__Stated goal__
The entries below should be quoted exactly, with no pictures carried over.

[Records with drawing code]
:::::

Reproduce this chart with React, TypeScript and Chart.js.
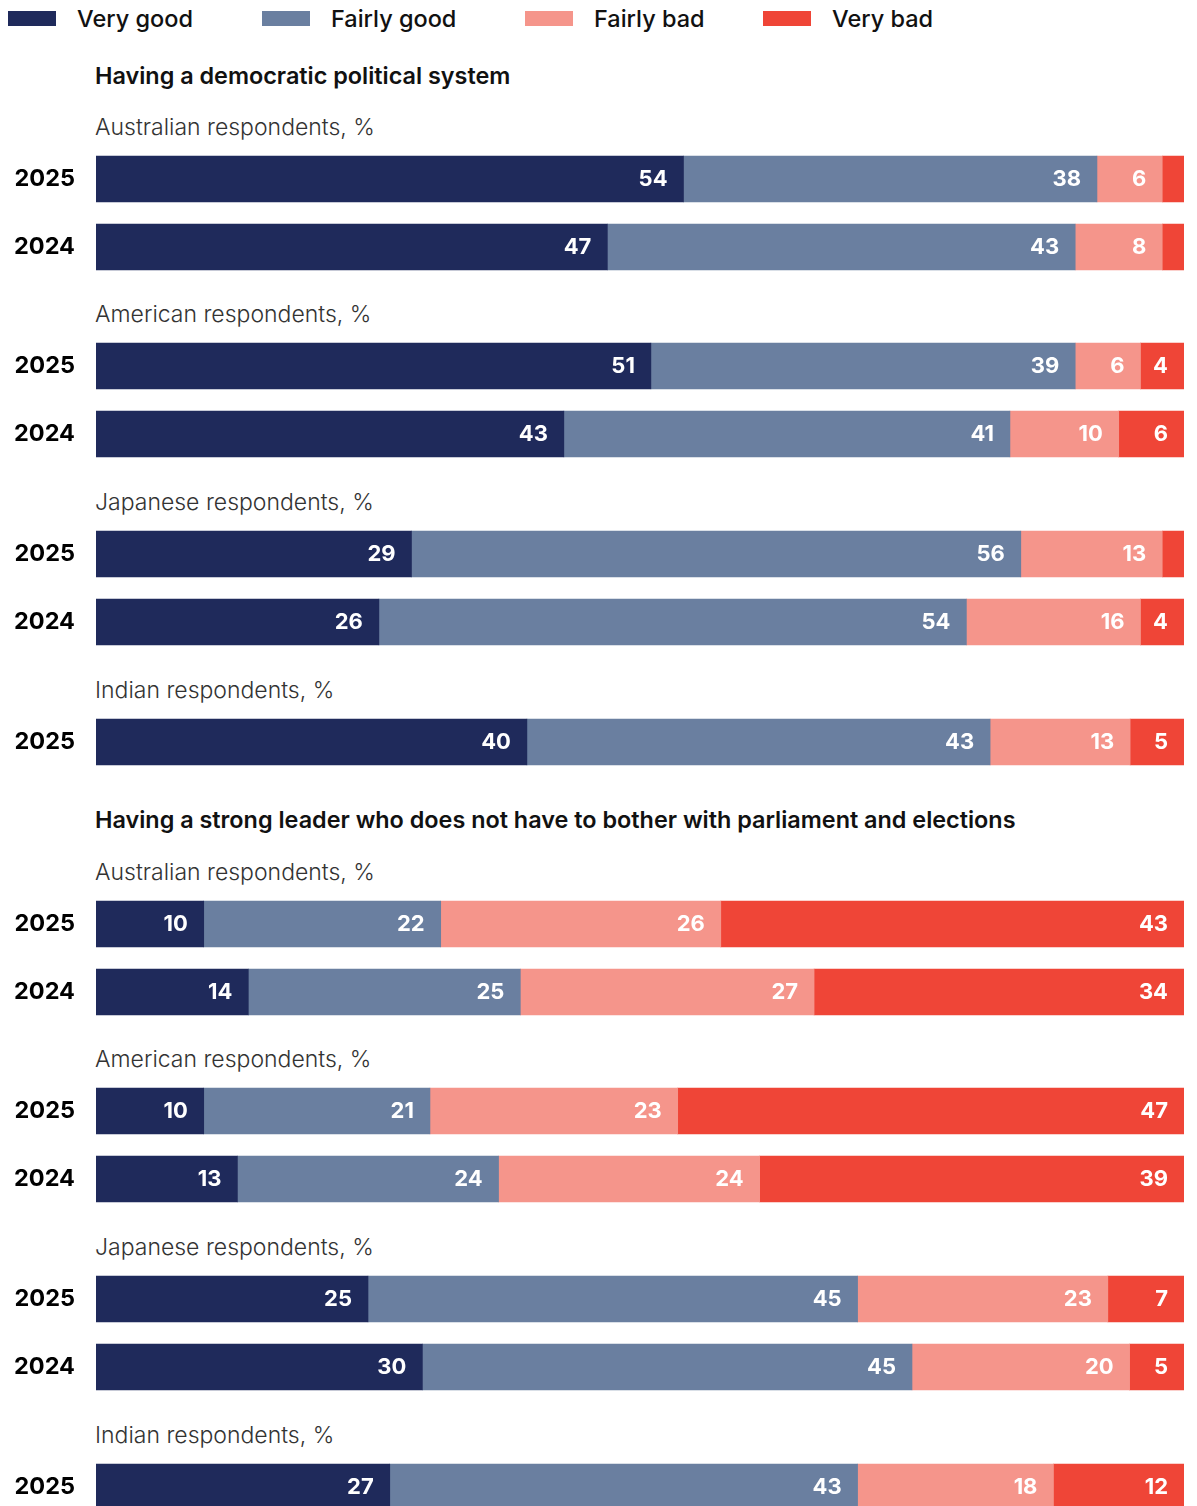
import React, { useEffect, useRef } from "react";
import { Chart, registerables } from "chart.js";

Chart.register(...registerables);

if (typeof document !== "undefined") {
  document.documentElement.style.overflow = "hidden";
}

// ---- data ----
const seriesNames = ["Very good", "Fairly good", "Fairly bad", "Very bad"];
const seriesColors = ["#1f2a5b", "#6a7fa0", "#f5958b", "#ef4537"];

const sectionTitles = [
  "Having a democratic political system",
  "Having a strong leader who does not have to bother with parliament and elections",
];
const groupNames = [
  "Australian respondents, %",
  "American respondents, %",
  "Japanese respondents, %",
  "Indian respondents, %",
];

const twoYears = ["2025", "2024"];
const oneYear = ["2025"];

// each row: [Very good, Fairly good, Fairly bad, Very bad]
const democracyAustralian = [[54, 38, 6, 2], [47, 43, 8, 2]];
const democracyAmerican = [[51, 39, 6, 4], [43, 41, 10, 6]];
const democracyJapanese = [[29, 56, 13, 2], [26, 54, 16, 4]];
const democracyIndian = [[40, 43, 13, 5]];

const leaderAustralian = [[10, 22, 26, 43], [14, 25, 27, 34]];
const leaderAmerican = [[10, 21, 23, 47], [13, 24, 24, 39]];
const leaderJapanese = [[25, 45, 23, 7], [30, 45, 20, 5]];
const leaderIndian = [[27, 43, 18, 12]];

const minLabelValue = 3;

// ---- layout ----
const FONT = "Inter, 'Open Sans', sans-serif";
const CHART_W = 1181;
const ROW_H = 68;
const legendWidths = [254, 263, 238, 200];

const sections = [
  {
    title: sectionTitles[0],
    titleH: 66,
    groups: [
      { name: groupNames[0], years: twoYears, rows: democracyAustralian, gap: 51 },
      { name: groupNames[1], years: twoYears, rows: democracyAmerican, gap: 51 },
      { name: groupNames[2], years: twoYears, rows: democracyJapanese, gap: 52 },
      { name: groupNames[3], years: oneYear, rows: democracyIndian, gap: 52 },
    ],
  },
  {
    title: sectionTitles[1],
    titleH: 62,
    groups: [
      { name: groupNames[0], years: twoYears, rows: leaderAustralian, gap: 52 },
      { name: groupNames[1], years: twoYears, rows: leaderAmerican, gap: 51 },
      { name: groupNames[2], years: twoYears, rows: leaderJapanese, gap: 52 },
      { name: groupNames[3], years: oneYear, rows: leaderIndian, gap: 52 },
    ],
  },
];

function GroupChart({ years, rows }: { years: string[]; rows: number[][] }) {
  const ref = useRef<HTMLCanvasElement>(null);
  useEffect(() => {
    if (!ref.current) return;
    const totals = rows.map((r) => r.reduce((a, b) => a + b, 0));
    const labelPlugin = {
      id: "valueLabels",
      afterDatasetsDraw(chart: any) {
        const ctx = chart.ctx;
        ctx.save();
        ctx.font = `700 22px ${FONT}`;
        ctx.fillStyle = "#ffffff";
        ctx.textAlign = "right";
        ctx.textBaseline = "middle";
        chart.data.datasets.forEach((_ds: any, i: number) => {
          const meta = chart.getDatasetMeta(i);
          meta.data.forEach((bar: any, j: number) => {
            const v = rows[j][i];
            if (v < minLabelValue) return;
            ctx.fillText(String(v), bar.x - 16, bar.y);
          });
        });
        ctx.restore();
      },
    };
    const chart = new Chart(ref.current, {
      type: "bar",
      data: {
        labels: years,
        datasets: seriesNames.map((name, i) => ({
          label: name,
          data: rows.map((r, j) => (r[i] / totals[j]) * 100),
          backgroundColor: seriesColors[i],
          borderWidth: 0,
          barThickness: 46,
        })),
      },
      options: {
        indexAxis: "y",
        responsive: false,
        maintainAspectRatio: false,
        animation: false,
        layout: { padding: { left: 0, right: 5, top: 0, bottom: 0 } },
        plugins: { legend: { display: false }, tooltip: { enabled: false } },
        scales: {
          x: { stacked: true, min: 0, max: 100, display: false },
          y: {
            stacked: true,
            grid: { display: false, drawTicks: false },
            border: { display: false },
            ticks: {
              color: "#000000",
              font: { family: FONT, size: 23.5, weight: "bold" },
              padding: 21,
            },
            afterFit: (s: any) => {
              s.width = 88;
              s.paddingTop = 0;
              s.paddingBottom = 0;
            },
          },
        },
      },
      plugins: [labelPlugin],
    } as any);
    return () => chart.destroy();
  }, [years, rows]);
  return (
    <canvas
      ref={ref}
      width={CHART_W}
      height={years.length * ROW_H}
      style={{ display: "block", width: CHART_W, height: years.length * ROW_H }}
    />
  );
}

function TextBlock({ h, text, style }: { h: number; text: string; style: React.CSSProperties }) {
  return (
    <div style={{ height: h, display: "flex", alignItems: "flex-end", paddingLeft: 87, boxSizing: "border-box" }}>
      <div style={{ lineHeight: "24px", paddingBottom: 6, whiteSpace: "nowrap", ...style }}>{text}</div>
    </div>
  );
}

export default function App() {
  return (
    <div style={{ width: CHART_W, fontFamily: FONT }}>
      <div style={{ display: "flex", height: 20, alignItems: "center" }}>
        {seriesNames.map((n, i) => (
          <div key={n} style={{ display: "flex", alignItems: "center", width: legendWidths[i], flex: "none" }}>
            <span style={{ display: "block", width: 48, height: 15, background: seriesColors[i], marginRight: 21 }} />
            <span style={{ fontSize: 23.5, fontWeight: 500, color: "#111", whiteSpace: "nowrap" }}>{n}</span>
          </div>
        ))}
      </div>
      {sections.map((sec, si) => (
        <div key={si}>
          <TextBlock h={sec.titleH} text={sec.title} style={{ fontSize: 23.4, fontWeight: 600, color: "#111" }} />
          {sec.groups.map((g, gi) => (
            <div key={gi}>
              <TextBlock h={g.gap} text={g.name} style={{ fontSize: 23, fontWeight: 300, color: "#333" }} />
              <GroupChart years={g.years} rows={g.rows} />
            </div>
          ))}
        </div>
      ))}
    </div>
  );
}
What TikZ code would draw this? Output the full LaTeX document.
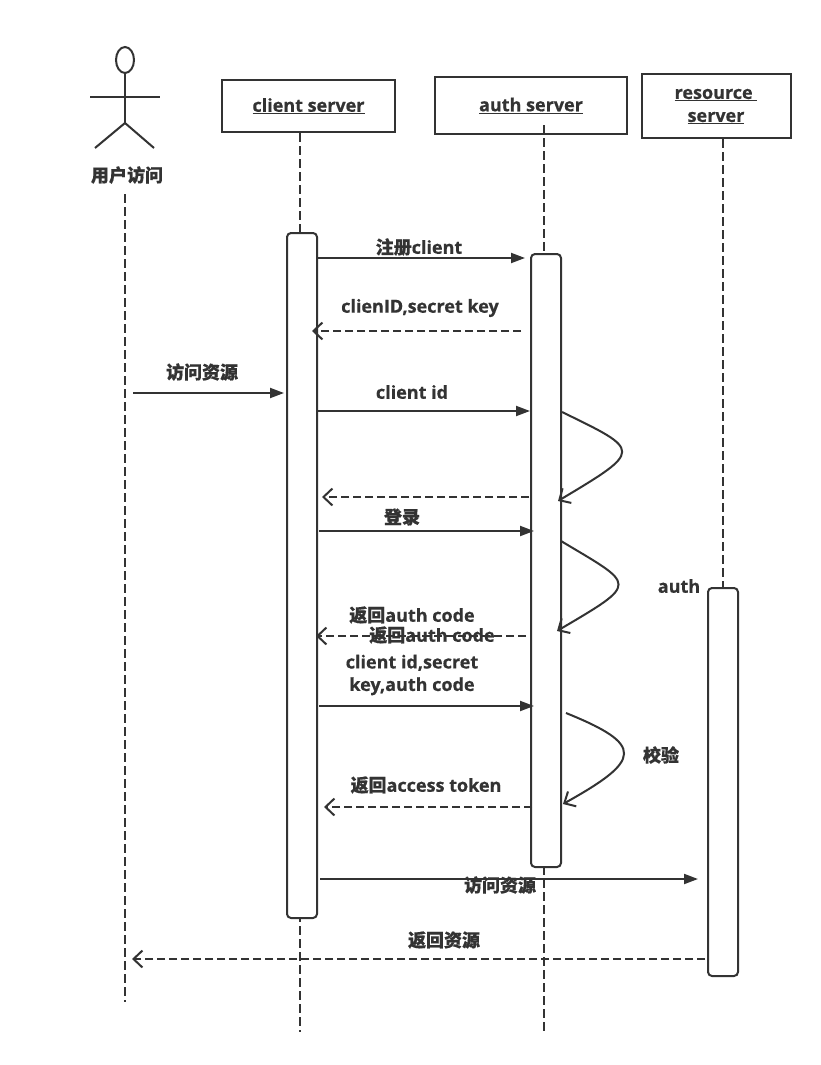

:::::

__Complete output__
Reproduce this chart with React, TypeScript and Chart.js.
import React, { useEffect, useRef } from "react";
import { Chart, registerables } from "chart.js";

Chart.register(...registerables);

if (typeof document !== "undefined") {
  document.documentElement.style.overflow = "hidden";
}

// ---- data ----
const seriesNames = ["Very good", "Fairly good", "Fairly bad", "Very bad"];
const seriesColors = ["#1f2a5b", "#6a7fa0", "#f5958b", "#ef4537"];

const sectionTitles = [
  "Having a democratic political system",
  "Having a strong leader who does not have to bother with parliament and elections",
];
const groupNames = [
  "Australian respondents, %",
  "American respondents, %",
  "Japanese respondents, %",
  "Indian respondents, %",
];

const twoYears = ["2025", "2024"];
const oneYear = ["2025"];

// each row: [Very good, Fairly good, Fairly bad, Very bad]
const democracyAustralian = [[54, 38, 6, 2], [47, 43, 8, 2]];
const democracyAmerican = [[51, 39, 6, 4], [43, 41, 10, 6]];
const democracyJapanese = [[29, 56, 13, 2], [26, 54, 16, 4]];
const democracyIndian = [[40, 43, 13, 5]];

const leaderAustralian = [[10, 22, 26, 43], [14, 25, 27, 34]];
const leaderAmerican = [[10, 21, 23, 47], [13, 24, 24, 39]];
const leaderJapanese = [[25, 45, 23, 7], [30, 45, 20, 5]];
const leaderIndian = [[27, 43, 18, 12]];

const minLabelValue = 3;

// ---- layout ----
const FONT = "Inter, 'Open Sans', sans-serif";
const CHART_W = 1181;
const ROW_H = 68;
const legendWidths = [254, 263, 238, 200];

const sections = [
  {
    title: sectionTitles[0],
    titleH: 66,
    groups: [
      { name: groupNames[0], years: twoYears, rows: democracyAustralian, gap: 51 },
      { name: groupNames[1], years: twoYears, rows: democracyAmerican, gap: 51 },
      { name: groupNames[2], years: twoYears, rows: democracyJapanese, gap: 52 },
      { name: groupNames[3], years: oneYear, rows: democracyIndian, gap: 52 },
    ],
  },
  {
    title: sectionTitles[1],
    titleH: 62,
    groups: [
      { name: groupNames[0], years: twoYears, rows: leaderAustralian, gap: 52 },
      { name: groupNames[1], years: twoYears, rows: leaderAmerican, gap: 51 },
      { name: groupNames[2], years: twoYears, rows: leaderJapanese, gap: 52 },
      { name: groupNames[3], years: oneYear, rows: leaderIndian, gap: 52 },
    ],
  },
];

function GroupChart({ years, rows }: { years: string[]; rows: number[][] }) {
  const ref = useRef<HTMLCanvasElement>(null);
  useEffect(() => {
    if (!ref.current) return;
    const totals = rows.map((r) => r.reduce((a, b) => a + b, 0));
    const labelPlugin = {
      id: "valueLabels",
      afterDatasetsDraw(chart: any) {
        const ctx = chart.ctx;
        ctx.save();
        ctx.font = `700 22px ${FONT}`;
        ctx.fillStyle = "#ffffff";
        ctx.textAlign = "right";
        ctx.textBaseline = "middle";
        chart.data.datasets.forEach((_ds: any, i: number) => {
          const meta = chart.getDatasetMeta(i);
          meta.data.forEach((bar: any, j: number) => {
            const v = rows[j][i];
            if (v < minLabelValue) return;
            ctx.fillText(String(v), bar.x - 16, bar.y);
          });
        });
        ctx.restore();
      },
    };
    const chart = new Chart(ref.current, {
      type: "bar",
      data: {
        labels: years,
        datasets: seriesNames.map((name, i) => ({
          label: name,
          data: rows.map((r, j) => (r[i] / totals[j]) * 100),
          backgroundColor: seriesColors[i],
          borderWidth: 0,
          barThickness: 46,
        })),
      },
      options: {
        indexAxis: "y",
        responsive: false,
        maintainAspectRatio: false,
        animation: false,
        layout: { padding: { left: 0, right: 5, top: 0, bottom: 0 } },
        plugins: { legend: { display: false }, tooltip: { enabled: false } },
        scales: {
          x: { stacked: true, min: 0, max: 100, display: false },
          y: {
            stacked: true,
            grid: { display: false, drawTicks: false },
            border: { display: false },
            ticks: {
              color: "#000000",
              font: { family: FONT, size: 23.5, weight: "bold" },
              padding: 21,
            },
            afterFit: (s: any) => {
              s.width = 88;
              s.paddingTop = 0;
              s.paddingBottom = 0;
            },
          },
        },
      },
      plugins: [labelPlugin],
    } as any);
    return () => chart.destroy();
  }, [years, rows]);
  return (
    <canvas
      ref={ref}
      width={CHART_W}
      height={years.length * ROW_H}
      style={{ display: "block", width: CHART_W, height: years.length * ROW_H }}
    />
  );
}

function TextBlock({ h, text, style }: { h: number; text: string; style: React.CSSProperties }) {
  return (
    <div style={{ height: h, display: "flex", alignItems: "flex-end", paddingLeft: 87, boxSizing: "border-box" }}>
      <div style={{ lineHeight: "24px", paddingBottom: 6, whiteSpace: "nowrap", ...style }}>{text}</div>
    </div>
  );
}

export default function App() {
  return (
    <div style={{ width: CHART_W, fontFamily: FONT }}>
      <div style={{ display: "flex", height: 20, alignItems: "center" }}>
        {seriesNames.map((n, i) => (
          <div key={n} style={{ display: "flex", alignItems: "center", width: legendWidths[i], flex: "none" }}>
            <span style={{ display: "block", width: 48, height: 15, background: seriesColors[i], marginRight: 21 }} />
            <span style={{ fontSize: 23.5, fontWeight: 500, color: "#111", whiteSpace: "nowrap" }}>{n}</span>
          </div>
        ))}
      </div>
      {sections.map((sec, si) => (
        <div key={si}>
          <TextBlock h={sec.titleH} text={sec.title} style={{ fontSize: 23.4, fontWeight: 600, color: "#111" }} />
          {sec.groups.map((g, gi) => (
            <div key={gi}>
              <TextBlock h={g.gap} text={g.name} style={{ fontSize: 23, fontWeight: 300, color: "#333" }} />
              <GroupChart years={g.years} rows={g.rows} />
            </div>
          ))}
        </div>
      ))}
    </div>
  );
}
What TikZ code would draw this? Output the full LaTeX document.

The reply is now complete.